Start at the line that contains "Reproduce this chart with matplotlib.", stop at the line that contains "fig.patch.set_facecolor('white')", and repeat every line in that span, those two included, with no pictures.

-------

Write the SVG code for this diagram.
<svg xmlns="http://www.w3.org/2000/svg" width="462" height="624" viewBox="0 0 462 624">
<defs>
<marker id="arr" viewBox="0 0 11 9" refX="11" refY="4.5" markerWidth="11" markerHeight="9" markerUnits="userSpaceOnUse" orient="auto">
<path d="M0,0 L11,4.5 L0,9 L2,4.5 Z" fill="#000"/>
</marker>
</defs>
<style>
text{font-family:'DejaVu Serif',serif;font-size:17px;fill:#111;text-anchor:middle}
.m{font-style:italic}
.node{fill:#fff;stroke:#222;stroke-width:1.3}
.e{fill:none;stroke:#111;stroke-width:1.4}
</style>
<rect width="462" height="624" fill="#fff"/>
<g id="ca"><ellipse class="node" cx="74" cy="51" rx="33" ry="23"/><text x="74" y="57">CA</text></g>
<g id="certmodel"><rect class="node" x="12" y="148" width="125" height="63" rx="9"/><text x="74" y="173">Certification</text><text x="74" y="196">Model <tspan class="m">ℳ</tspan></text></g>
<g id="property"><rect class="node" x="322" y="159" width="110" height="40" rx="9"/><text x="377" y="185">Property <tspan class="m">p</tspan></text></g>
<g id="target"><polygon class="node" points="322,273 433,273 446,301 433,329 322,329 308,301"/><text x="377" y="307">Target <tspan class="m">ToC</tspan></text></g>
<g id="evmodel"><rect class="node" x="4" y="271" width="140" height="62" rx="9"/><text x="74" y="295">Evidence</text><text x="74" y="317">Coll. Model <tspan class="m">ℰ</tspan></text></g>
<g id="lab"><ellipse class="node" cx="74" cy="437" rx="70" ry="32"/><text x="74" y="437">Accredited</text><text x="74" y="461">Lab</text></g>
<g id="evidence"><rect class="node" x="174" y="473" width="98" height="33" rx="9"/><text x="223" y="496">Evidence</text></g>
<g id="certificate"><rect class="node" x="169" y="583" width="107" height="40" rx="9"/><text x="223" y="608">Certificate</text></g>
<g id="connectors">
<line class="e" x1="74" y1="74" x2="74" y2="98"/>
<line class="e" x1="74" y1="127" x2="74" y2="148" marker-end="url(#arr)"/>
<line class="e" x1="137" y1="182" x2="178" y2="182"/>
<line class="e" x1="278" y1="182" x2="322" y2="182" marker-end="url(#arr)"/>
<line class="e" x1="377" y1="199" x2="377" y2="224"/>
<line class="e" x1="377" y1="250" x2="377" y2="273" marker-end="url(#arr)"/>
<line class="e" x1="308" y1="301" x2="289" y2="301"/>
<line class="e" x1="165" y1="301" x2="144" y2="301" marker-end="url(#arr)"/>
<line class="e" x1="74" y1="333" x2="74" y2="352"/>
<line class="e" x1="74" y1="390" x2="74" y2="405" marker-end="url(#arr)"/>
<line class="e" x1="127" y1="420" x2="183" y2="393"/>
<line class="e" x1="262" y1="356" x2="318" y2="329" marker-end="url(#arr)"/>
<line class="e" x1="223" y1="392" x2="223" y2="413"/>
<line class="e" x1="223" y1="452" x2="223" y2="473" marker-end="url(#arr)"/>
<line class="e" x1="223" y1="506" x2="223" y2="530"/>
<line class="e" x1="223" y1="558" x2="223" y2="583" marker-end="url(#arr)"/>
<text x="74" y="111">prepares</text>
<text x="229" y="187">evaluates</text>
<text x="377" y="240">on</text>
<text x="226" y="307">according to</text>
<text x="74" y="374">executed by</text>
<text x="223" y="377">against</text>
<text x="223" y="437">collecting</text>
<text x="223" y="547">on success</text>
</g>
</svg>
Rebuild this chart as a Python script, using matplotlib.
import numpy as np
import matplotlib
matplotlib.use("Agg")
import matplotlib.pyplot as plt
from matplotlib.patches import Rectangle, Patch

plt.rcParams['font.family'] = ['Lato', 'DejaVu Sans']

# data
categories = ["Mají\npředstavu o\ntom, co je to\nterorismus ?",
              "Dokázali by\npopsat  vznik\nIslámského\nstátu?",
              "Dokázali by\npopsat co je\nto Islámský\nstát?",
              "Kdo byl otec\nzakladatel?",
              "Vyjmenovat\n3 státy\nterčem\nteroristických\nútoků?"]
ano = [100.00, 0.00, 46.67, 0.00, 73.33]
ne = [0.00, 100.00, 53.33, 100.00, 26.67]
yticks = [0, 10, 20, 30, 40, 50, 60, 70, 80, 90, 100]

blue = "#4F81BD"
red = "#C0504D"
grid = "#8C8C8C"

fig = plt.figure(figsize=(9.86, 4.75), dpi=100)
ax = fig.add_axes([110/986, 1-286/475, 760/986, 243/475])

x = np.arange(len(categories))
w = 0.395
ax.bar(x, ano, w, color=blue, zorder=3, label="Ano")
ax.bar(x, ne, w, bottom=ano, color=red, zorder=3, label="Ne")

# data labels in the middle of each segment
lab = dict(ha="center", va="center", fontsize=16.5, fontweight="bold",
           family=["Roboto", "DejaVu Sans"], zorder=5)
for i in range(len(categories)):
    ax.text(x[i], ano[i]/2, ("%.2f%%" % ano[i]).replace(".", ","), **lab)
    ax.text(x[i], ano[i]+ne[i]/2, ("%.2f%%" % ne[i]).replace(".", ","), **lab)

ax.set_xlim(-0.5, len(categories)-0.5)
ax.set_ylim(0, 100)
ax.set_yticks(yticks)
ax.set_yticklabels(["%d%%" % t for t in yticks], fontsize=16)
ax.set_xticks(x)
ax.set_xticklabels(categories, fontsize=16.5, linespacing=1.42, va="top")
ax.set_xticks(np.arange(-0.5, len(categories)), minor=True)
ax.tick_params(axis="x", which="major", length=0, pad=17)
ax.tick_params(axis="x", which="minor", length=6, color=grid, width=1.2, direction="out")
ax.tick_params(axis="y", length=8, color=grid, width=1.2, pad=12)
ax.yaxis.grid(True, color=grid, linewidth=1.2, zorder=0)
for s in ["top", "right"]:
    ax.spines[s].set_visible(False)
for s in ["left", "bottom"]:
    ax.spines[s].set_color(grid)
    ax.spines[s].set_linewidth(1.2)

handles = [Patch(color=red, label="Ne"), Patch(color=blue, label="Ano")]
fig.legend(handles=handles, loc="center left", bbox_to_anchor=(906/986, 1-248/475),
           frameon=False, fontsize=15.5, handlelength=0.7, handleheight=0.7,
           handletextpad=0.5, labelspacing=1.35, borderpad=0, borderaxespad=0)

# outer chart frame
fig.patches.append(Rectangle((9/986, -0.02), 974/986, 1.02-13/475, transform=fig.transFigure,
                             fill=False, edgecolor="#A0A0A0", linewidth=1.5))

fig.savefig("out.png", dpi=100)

-------

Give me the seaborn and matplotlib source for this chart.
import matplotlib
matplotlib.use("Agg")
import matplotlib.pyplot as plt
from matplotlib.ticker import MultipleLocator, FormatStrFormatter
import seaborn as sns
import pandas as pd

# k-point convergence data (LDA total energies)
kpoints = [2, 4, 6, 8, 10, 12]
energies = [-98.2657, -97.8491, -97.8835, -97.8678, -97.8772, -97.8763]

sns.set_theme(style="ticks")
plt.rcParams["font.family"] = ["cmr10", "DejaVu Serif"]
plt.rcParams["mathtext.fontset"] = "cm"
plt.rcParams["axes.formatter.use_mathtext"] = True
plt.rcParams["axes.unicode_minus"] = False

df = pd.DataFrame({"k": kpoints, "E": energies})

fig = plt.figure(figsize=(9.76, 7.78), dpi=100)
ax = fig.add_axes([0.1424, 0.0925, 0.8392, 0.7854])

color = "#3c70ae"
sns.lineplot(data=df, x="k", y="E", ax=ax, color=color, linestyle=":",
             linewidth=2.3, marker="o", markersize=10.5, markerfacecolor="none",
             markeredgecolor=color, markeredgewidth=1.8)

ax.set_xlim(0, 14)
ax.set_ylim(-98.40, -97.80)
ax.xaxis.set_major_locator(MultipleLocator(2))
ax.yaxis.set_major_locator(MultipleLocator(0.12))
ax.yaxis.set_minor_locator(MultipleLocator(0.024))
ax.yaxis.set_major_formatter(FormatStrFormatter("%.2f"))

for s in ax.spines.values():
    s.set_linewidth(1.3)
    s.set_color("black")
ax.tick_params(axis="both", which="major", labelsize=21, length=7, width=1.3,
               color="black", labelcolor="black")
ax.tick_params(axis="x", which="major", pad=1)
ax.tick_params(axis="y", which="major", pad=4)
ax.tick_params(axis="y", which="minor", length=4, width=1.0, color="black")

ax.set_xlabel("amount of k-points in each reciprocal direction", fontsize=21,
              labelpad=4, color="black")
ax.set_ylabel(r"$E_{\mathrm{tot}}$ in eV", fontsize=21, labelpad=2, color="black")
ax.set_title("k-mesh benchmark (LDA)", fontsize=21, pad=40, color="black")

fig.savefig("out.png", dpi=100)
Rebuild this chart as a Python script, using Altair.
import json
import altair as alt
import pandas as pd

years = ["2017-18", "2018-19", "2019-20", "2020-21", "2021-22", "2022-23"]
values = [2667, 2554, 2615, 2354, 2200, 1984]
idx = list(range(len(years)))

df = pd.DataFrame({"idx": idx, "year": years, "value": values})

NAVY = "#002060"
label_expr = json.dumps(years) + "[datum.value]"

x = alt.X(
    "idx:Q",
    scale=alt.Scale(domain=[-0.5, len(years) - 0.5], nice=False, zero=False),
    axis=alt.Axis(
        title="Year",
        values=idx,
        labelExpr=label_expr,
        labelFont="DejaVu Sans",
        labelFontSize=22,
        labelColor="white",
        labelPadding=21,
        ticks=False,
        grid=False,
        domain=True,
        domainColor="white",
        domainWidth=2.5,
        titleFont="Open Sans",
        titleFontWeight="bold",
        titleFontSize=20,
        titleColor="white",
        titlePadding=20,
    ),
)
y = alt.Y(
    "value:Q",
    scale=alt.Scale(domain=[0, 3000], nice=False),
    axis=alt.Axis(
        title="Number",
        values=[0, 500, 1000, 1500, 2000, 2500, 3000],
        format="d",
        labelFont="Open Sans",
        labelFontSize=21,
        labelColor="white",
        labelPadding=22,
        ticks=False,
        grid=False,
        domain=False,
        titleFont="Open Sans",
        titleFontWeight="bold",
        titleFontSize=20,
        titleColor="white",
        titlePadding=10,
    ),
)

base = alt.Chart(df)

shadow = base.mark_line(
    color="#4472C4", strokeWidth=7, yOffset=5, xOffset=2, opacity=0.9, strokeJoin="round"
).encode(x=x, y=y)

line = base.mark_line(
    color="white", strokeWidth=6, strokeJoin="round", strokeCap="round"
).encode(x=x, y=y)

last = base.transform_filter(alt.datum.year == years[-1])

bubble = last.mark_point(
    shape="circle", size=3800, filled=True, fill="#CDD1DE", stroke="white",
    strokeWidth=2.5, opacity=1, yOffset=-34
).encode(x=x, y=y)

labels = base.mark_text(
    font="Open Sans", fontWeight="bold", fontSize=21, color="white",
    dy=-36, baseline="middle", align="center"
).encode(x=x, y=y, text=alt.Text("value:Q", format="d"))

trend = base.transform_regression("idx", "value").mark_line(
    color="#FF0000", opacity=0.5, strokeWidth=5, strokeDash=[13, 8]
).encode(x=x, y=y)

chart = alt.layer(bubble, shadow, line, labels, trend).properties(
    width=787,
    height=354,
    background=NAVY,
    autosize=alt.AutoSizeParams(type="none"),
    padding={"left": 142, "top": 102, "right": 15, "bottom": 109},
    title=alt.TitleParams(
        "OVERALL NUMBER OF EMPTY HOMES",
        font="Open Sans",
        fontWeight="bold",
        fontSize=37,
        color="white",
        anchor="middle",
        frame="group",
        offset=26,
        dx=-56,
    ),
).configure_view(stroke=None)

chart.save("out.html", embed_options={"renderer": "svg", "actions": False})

-------

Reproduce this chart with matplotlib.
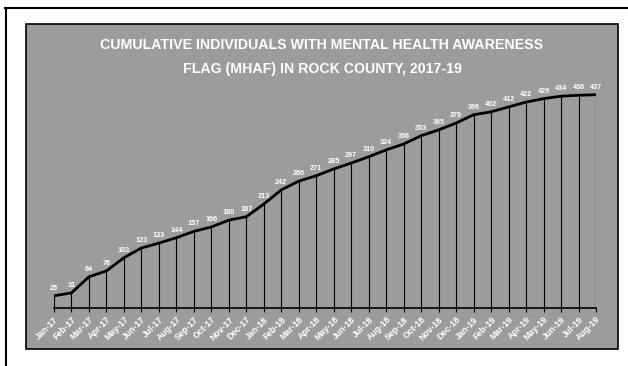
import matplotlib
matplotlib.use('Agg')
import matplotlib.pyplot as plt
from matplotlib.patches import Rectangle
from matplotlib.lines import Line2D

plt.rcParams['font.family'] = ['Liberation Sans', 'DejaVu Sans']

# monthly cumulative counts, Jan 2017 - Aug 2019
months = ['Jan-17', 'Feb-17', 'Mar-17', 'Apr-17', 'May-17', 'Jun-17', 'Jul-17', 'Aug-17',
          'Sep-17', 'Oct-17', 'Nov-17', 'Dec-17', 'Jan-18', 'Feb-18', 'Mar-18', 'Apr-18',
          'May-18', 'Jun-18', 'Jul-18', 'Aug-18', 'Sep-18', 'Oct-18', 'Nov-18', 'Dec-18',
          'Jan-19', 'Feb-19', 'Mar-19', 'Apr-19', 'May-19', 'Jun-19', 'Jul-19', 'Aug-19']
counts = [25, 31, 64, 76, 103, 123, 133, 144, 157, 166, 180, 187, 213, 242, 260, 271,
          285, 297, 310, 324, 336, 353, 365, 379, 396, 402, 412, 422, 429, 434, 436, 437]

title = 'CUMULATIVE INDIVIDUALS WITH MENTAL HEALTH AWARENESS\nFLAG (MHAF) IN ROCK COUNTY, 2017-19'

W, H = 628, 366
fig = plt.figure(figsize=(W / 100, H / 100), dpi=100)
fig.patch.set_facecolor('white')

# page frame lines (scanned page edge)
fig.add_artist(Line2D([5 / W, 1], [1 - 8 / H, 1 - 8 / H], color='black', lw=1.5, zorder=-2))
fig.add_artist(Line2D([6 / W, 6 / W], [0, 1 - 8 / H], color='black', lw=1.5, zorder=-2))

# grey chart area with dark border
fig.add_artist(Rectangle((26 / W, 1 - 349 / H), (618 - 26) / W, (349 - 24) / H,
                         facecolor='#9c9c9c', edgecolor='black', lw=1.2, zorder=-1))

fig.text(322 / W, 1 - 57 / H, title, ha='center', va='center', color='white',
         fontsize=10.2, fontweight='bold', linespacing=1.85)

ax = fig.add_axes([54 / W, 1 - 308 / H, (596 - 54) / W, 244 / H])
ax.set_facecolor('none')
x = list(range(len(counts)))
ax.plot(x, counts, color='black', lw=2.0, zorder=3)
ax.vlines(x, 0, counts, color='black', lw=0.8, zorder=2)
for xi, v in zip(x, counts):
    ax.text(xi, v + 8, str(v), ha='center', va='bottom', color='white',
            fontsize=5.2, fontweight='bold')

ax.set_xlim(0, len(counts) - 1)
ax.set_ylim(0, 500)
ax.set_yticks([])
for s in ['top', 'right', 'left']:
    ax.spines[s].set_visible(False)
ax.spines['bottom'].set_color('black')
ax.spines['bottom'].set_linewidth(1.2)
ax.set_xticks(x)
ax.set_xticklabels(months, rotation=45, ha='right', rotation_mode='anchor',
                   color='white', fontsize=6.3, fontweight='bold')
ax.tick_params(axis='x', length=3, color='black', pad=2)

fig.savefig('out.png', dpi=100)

-------

> **Result for this task**:
Reproduce this chart with matplotlib.
import matplotlib
matplotlib.use('Agg')
import matplotlib.pyplot as plt
from matplotlib.patches import Rectangle
from matplotlib.lines import Line2D

plt.rcParams['font.family'] = ['Liberation Sans', 'DejaVu Sans']

# monthly cumulative counts, Jan 2017 - Aug 2019
months = ['Jan-17', 'Feb-17', 'Mar-17', 'Apr-17', 'May-17', 'Jun-17', 'Jul-17', 'Aug-17',
          'Sep-17', 'Oct-17', 'Nov-17', 'Dec-17', 'Jan-18', 'Feb-18', 'Mar-18', 'Apr-18',
          'May-18', 'Jun-18', 'Jul-18', 'Aug-18', 'Sep-18', 'Oct-18', 'Nov-18', 'Dec-18',
          'Jan-19', 'Feb-19', 'Mar-19', 'Apr-19', 'May-19', 'Jun-19', 'Jul-19', 'Aug-19']
counts = [25, 31, 64, 76, 103, 123, 133, 144, 157, 166, 180, 187, 213, 242, 260, 271,
          285, 297, 310, 324, 336, 353, 365, 379, 396, 402, 412, 422, 429, 434, 436, 437]

title = 'CUMULATIVE INDIVIDUALS WITH MENTAL HEALTH AWARENESS\nFLAG (MHAF) IN ROCK COUNTY, 2017-19'

W, H = 628, 366
fig = plt.figure(figsize=(W / 100, H / 100), dpi=100)
fig.patch.set_facecolor('white')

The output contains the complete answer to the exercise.